### TO BE DONE:
Exactly the lines from the start of the data below through the line that contains "const yTickText = ['', '10', '20', '30', '40', '50'];" are to be copied, with pictures left out.

--- start of RECORDS TO USE ---

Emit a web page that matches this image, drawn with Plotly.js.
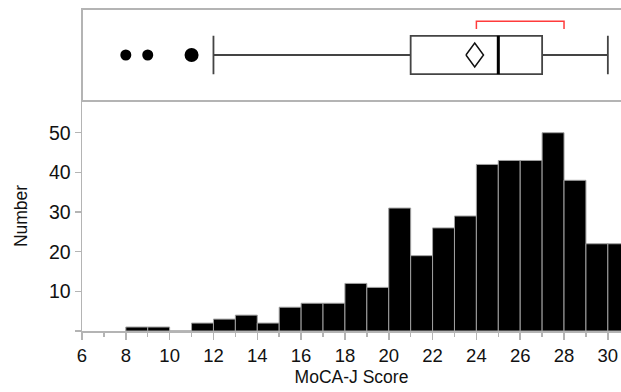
<!DOCTYPE html>
<html><head><meta charset="utf-8">
<script src="https://cdn.plot.ly/plotly-3.0.1.min.js"></script>
<style>html,body{margin:0;padding:0;background:#fff}#chart{width:621px;height:392px}</style>
</head><body><div id="chart"></div>
<script>
// MoCA-J score values and the number of subjects at each score
const scores = [8,9,10,11,12,13,14,15,16,17,18,19,20,21,22,23,24,25,26,27,28,29,30];
const counts = [1,1,0,2,3,4,2,6,7,7,12,11,31,19,26,29,42,43,43,50,38,22,22];
const xTickVals = [6,8,10,12,14,16,18,20,22,24,26,28,30];
const yTickVals = [0,10,20,30,40,50];
const yTickText = ['', '10', '20', '30', '40', '50'];

// expand to individual observations
const obs = [];
scores.forEach((s, i) => { for (let k = 0; k < counts[i]; k++) obs.push(s); });
obs.sort((a, b) => a - b);
const n = obs.length;
function quant(p) {
  const pos = p * (n + 1);
  const lo = Math.floor(pos), hi = Math.ceil(pos);
  const a = obs[Math.max(0, Math.min(n - 1, lo - 1))];
  const b = obs[Math.max(0, Math.min(n - 1, hi - 1))];
  return a + (b - a) * (pos - lo);
}
const q1 = quant(0.25), med = quant(0.5), q3 = quant(0.75);
const iqr = q3 - q1;
const lowLim = q1 - 1.5 * iqr, highLim = q3 + 1.5 * iqr;
const inside = obs.filter(v => v >= lowLim && v <= highLim);
const lf = Math.min(...inside), uf = Math.max(...inside);
const mean = obs.reduce((a, b) => a + b, 0) / n;
const sd = Math.sqrt(obs.reduce((a, b) => a + (b - mean) * (b - mean), 0) / (n - 1));
const ci = 1.966 * sd / Math.sqrt(n);
// outliers grouped
const outX = [], outN = [];
scores.forEach((s, i) => { if (counts[i] > 0 && (s < lowLim || s > highLim)) { outX.push(s); outN.push(counts[i]); } });
// shortest half
const h = Math.floor(n / 2);
let best = Infinity, shA = 0, shB = 0;
for (let i = 0; i + h < n; i++) {
  const w = obs[i + h] - obs[i];
  if (w < best) { best = w; shA = obs[i]; shB = obs[i + h]; }
}

const gray = '#b4b4b4';
const traces = [
  { type: 'bar', x: scores, y: counts, offset: 0, width: 1,
    marker: { color: '#000', line: { color: '#a0a0a0', width: 1 } },
    xaxis: 'x', yaxis: 'y', hoverinfo: 'skip' },
  { type: 'box', orientation: 'h', y: [0], q1: [q1], median: [med], q3: [q3],
    lowerfence: [lf], upperfence: [uf], boxpoints: false, width: 1, whiskerwidth: 1,
    fillcolor: 'rgba(255,255,255,0)', line: { color: '#444', width: 1.8 },
    xaxis: 'x', yaxis: 'y2', hoverinfo: 'skip' },
  { type: 'scatter', mode: 'lines', x: [med, med], y: [-0.5, 0.5],
    line: { color: '#000', width: 3 }, xaxis: 'x', yaxis: 'y2', hoverinfo: 'skip' },
  { type: 'scatter', mode: 'lines', x: [mean - ci, mean, mean + ci, mean, mean - ci], y: [0, 0.31, 0, -0.31, 0],
    line: { color: '#111', width: 1.5 }, xaxis: 'x', yaxis: 'y2', hoverinfo: 'skip' },
  { type: 'scatter', mode: 'markers', x: outX, y: outX.map(() => 0),
    marker: { color: '#000', opacity: 1, size: outN.map(c => 11 + 3 * (c - 1)), line: { width: 0 } },
    xaxis: 'x', yaxis: 'y2', hoverinfo: 'skip' },
  { type: 'scatter', mode: 'lines', x: [shA, shA, shB, shB], y: [0.68, 0.88, 0.88, 0.68],
    line: { color: '#ff3b3b', width: 1.5 }, xaxis: 'x', yaxis: 'y2', hoverinfo: 'skip' }
];

const split = 230 / 322;
const layout = {
  width: 621, height: 392,
  margin: { l: 82, r: 0, t: 9, b: 61 },
  showlegend: false,
  paper_bgcolor: '#fff', plot_bgcolor: '#fff',
  font: { family: '"Liberation Sans", Arial, sans-serif', size: 18, color: '#111' },
  xaxis: {
    anchor: 'y', range: [6, 30.6], tickmode: 'array', tickvals: xTickVals,
    tickfont: { size: 18.5 },
    ticks: 'outside', ticklen: 7, tickwidth: 1.5, tickcolor: gray,
    minor: { dtick: 1, tick0: 6, ticks: 'outside', ticklen: 4, tickwidth: 1.5, tickcolor: gray },
    showline: true, linecolor: gray, linewidth: 1.5, showgrid: false, zeroline: false,
    title: { text: 'MoCA-J Score', font: { size: 17.5 }, standoff: 6 }
  },
  yaxis: {
    domain: [0, split], range: [0, 58], tickmode: 'array', tickvals: yTickVals, ticktext: yTickText,
    tickfont: { size: 19.5 },
    ticks: 'outside', ticklen: 6, tickwidth: 1.5, tickcolor: gray,
    showline: true, linecolor: gray, linewidth: 1.5, showgrid: false, zeroline: false,
    title: { text: 'Number', font: { size: 17.5 }, standoff: 17 }
  },
  yaxis2: {
    domain: [split, 1], range: [-1.2, 1.2], anchor: 'x',
    showticklabels: false, ticks: '', showgrid: false, zeroline: false, showline: false
  },
  shapes: [
    { type: 'rect', xref: 'paper', yref: 'paper', x0: 0, x1: 1.02, y0: split, y1: 1,
      line: { color: gray, width: 2 }, fillcolor: 'rgba(0,0,0,0)' }
  ]
};
Plotly.newPlot('chart', traces, layout, { displayModeBar: false, staticPlot: true });
</script>
</body></html>
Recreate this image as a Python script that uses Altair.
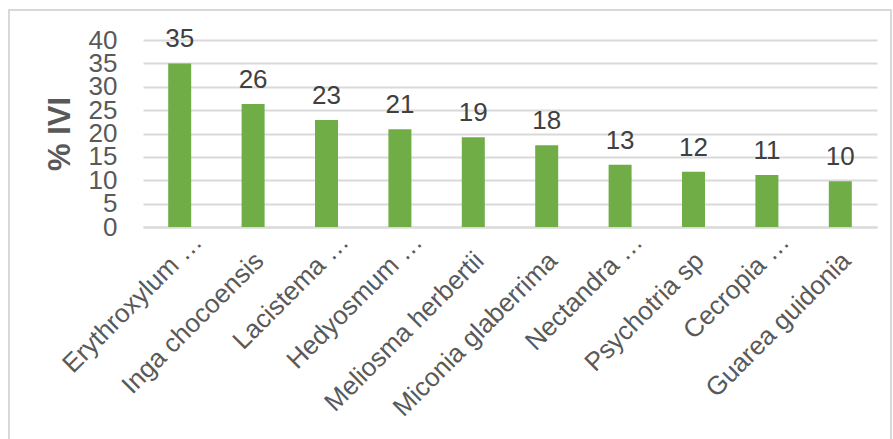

--- end of RECORDS TO USE ---

### RESULT BELOW:
Emit a web page that matches this image, drawn with Plotly.js.
<!DOCTYPE html>
<html><head><meta charset="utf-8">
<script src="https://cdn.plot.ly/plotly-3.0.1.min.js"></script>
<style>html,body{margin:0;padding:0;background:#fff}#chart{width:621px;height:392px}</style>
</head><body><div id="chart"></div>
<script>
// MoCA-J score values and the number of subjects at each score
const scores = [8,9,10,11,12,13,14,15,16,17,18,19,20,21,22,23,24,25,26,27,28,29,30];
const counts = [1,1,0,2,3,4,2,6,7,7,12,11,31,19,26,29,42,43,43,50,38,22,22];
const xTickVals = [6,8,10,12,14,16,18,20,22,24,26,28,30];
const yTickVals = [0,10,20,30,40,50];
const yTickText = ['', '10', '20', '30', '40', '50'];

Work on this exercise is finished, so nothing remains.